Evil will always be with us in this world. Part of mortality’s great test is to be in the world without becoming like the world. In His Intercessory Prayer, the Savior asked His Heavenly Father, “I pray not that thou shouldest take them out of the world, but that thou shouldest keep them from the evil” (John 17:15). But even as the Savior warned of persecution, He promised peace: “Peace I leave with you, my peace I give unto you. … Let not your heart be troubled, neither let it be afraid” (John 14:27). I testify that with the mantle of His peace upon us, the First Presidency’s promise will be fulfilled: “The opposition which may seem hard to bear will be a blessing to the kingdom of God upon the earth.”4
To my inquiring sister and all who seek to know how we should respond to our accusers, I reply, we love them. Whatever their race, creed, religion, or political persuasion, if we follow Christ and show forth His courage, we must love them. We do not feel we are better than they are. Rather, we desire with our love to show them a better way—the way of Jesus Christ. His way leads to the gate of baptism, the strait and narrow path of righteous living, and the temple of God. He is “the way, the truth, and the life” (John 14:6). Only through Him can we and all our brothers and sisters inherit the greatest gift we can receive—eternal life and eternal happiness. To help them, to be an example for them, is not for the weak. It is for the strong. It is for you and me, Latter-day Saints who pay the price of discipleship by answering our accusers with Christian courage.
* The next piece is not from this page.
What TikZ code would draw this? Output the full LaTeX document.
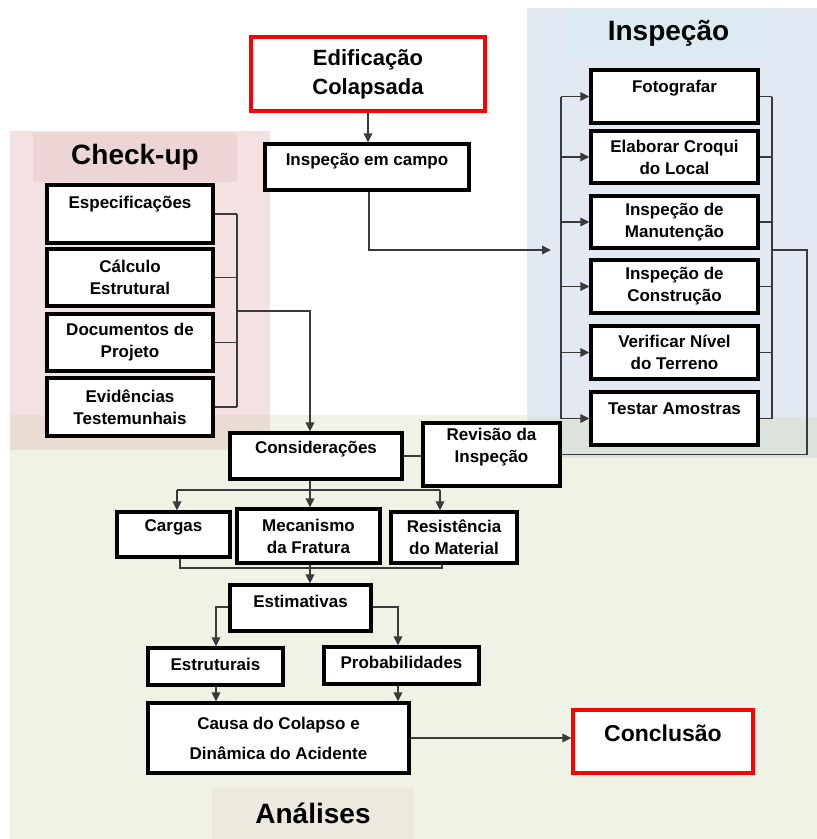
\documentclass[tikz,border=0pt]{standalone}
\usepackage{fontspec}
\setmainfont{Liberation Sans}
\usetikzlibrary{arrows.meta}
\definecolor{pinkbg}{HTML}{F4E2E2}
\definecolor{pinktitle}{HTML}{EDD5D5}
\definecolor{bluebg}{HTML}{E3E9F3}
\definecolor{cyantitle}{HTML}{DBEBF1}
\definecolor{greenbg}{HTML}{EFF2E4}
\definecolor{pinkgreen}{HTML}{E8DCD3}
\definecolor{bluegreen}{HTML}{DCE3DD}
\definecolor{beigetitle}{HTML}{ECEADF}
\definecolor{linec}{HTML}{3A3A3A}
\newcommand{\lblfont}{\fontsize{17}{22}\selectfont\bfseries}
\begin{document}
\begin{tikzpicture}[x=1pt,y=-1pt,
  box/.style={draw=black, line width=3.2pt, fill=white, inner sep=0pt, align=center, font=\lblfont},
  redbox/.style={box, draw=red},
  txt/.style={inner sep=0pt, align=center, font=\lblfont},
  conn/.style={draw=linec, line width=1.9pt},
  arr/.style={conn, -{Triangle[length=9pt,width=8.5pt]}},
  titlebox/.style={inner sep=0pt, font=\fontsize{28}{30}\selectfont\bfseries}]
\useasboundingbox (0,0) rectangle (817,839);
% backgrounds
\fill[greenbg] (10,415) rectangle (817,839);
\fill[pinkbg] (10,131) rectangle (270,415);
\fill[pinkgreen] (10,415) rectangle (270,450);
\fill[bluebg] (527,8) rectangle (817,417);
\fill[bluegreen] (527,417) rectangle (817,458);
\node[titlebox, fill=pinktitle, minimum width=204pt, minimum height=49pt] (checkup) at (135,157.5) {Check-up};
\node[titlebox, fill=cyantitle, minimum width=203pt, minimum height=47pt] (inspt) at (668.5,33.5) {Inspeção};
\node[titlebox, fill=beigetitle, minimum width=202pt, minimum height=51pt] (anal) at (313,813.5) {Análises};
% main column
\node[redbox, minimum width=234pt, minimum height=74pt, font=\fontsize{22}{29}\selectfont\bfseries] (edif) at (368,74) {Edificação\\Colapsada};
\node[box, minimum width=204pt, minimum height=46pt] (campo) at (367,167) {};
\node[txt] (campo-t) at ([yshift=-19pt]campo.north) {Inspeção em campo};
% check-up
\node[box, minimum width=166pt, minimum height=58pt] (esp) at (130,214) {};
\node[txt] (esp-t) at ([yshift=-21pt]esp.north) {Especificações};
\node[box, minimum width=166pt, minimum height=57pt] (calc) at (130,277.5) {Cálculo\\Estrutural};
\node[box, minimum width=166pt, minimum height=57pt] (doc) at (130,342.5) {Documentos de\\Projeto};
\node[box, minimum width=166pt, minimum height=58pt] (evid) at (130,407) {Evidências\\Testemunhais};
% inspecao
\node[box, minimum width=167pt, minimum height=53pt] (foto) at (674.5,96.5) {};
\node[txt] (foto-t) at ([yshift=-20pt]foto.north) {Fotografar};
\node[box, minimum width=167pt, minimum height=52pt] (croqui) at (674.5,157) {Elaborar Croqui\\do Local};
\node[box, minimum width=167pt, minimum height=52pt] (manut) at (674.5,222) {Inspeção de\\Manutenção};
\node[box, minimum width=167pt, minimum height=53pt] (constr) at (674.5,286.5) {Inspeção de\\Construção};
\node[box, minimum width=167pt, minimum height=53pt] (nivel) at (674.5,352.5) {Verificar Nível\\do Terreno};
\node[box, minimum width=167pt, minimum height=53pt] (testar) at (674.5,418.5) {};
\node[txt] (testar-t) at ([yshift=-18pt]testar.north) {Testar Amostras};
% analises
\node[box, minimum width=172pt, minimum height=46pt] (consid) at (316,456) {};
\node[txt] (consid-t) at ([yshift=-18pt]consid.north) {Considerações};
\node[box, minimum width=137pt, minimum height=63pt] (revis) at (491.5,454.5) {Revisão da\\Inspeção\\[-4pt]};
\node[box, minimum width=113pt, minimum height=45pt] (cargas) at (173.5,534.5) {};
\node[txt] (cargas-t) at ([yshift=-17pt]cargas.north) {Cargas};
\node[box, minimum width=143pt, minimum height=54pt] (mecan) at (308.5,536) {Mecanismo\\da Fratura};
\node[box, minimum width=126pt, minimum height=51pt] (resist) at (454,537.5) {Resistência\\do Material};
\node[box, minimum width=141pt, minimum height=46pt] (estim) at (300.5,608) {};
\node[txt] (estim-t) at ([yshift=-18pt]estim.north) {Estimativas};
\node[box, minimum width=135pt, minimum height=37pt] (estrut) at (215.5,666.5) {};
\node[txt] (estrut-t) at ([yshift=-18pt]estrut.north) {Estruturais};
\node[box, minimum width=155pt, minimum height=37pt] (prob) at (401.5,665.5) {};
\node[txt] (prob-t) at ([yshift=-17pt]prob.north) {Probabilidades};
\node[box, minimum width=261pt, minimum height=70pt, font=\fontsize{17}{30}\selectfont\bfseries] (causa) at (278.5,738) {Causa do Colapso e\\Dinâmica do Acidente};
\node[redbox, minimum width=180pt, minimum height=63pt] (concl) at (663,741.5) {};
\node[txt, font=\fontsize{23}{26}\selectfont\bfseries] (concl-t) at ([yshift=-25pt]concl.north) {Conclusão};
% connectors: top
\draw[arr] (edif.south) -- (edif.south |- campo.north);
\coordinate (inArr) at (551,250);
\draw[arr] ([xshift=2pt]campo.south) |- (inArr);
% left bus of inspecao
\coordinate (busL) at (561,0);
\draw[conn] (foto.west -| busL) -- (testar.west -| busL);
\foreach \b in {foto,croqui,manut,constr,nivel,testar}
  \draw[arr] (\b.west -| busL) -- (\b.west);
% right bus of inspecao
\coordinate (busR) at (772,0);
\foreach \b in {foto,croqui,manut,constr,nivel,testar}
  \draw[conn] (\b.east) -- (\b.east -| busR);
\draw[conn] (foto.east -| busR) -- (testar.east -| busR);
\coordinate (rOut) at (807,250);
\draw[conn] (rOut -| busR) -- (rOut) |- (revis.east);
% check-up bracket
\coordinate (busC) at (237,0);
\foreach \b in {esp,calc,doc,evid}
  \draw[conn] (\b.east) -- (\b.east -| busC);
\draw[conn] (esp.east -| busC) -- (evid.east -| busC);
\coordinate (cJoin) at (237,311);
\draw[arr] (cJoin) -| ([xshift=-6pt]consid.north);
% consideracoes
\draw[conn] (consid.east) -- (consid.east -| revis.west);
\coordinate (split1) at (310,490);
\coordinate (sL) at (177,490);
\coordinate (sR) at (440,490);
\draw[conn] ([xshift=-6pt]consid.south) -- (split1);
\draw[conn] (sL) -- (sR);
\draw[arr] (sL) -- (sL |- cargas.north);
\draw[arr] (split1) -- (split1 |- mecan.north);
\draw[arr] (sR) -- (sR |- resist.north);
% lower bracket
\coordinate (jL) at (180,568);
\coordinate (jR) at (442,568);
\draw[conn] (jL |- cargas.south) -- (jL) -- (jR) -- (jR |- resist.south);
\draw[arr] (split1 |- mecan.south) -- (split1 |- estim.north);
% estimativas
\coordinate (eL) at (216,607);
\coordinate (eR) at (398,607);
\draw[arr] (eL -| estim.west) -- (eL) -- (eL |- estrut.north);
\draw[arr] (eR -| estim.east) -- (eR) -- (eR |- prob.north);
\draw[arr] (eL |- estrut.south) -- (eL |- causa.north);
\draw[arr] (eR |- prob.south) -- (eR |- causa.north);
\draw[arr] (causa.east) -- (causa.east -| concl.west);
\end{tikzpicture}
\end{document}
I conclude by making the testimony of Mormon my own: “Behold, I am a disciple of Jesus Christ, the Son of God. I have been called of him to declare his word among his people, that they might have everlasting life” (3 Nephi 5:13). I bear my special witness of Him—that our lives can be everlasting because His love is everlasting. That we may share His eternal, unconditional love with our brothers and sisters everywhere, is my humble prayer in the name of Jesus Christ, amen.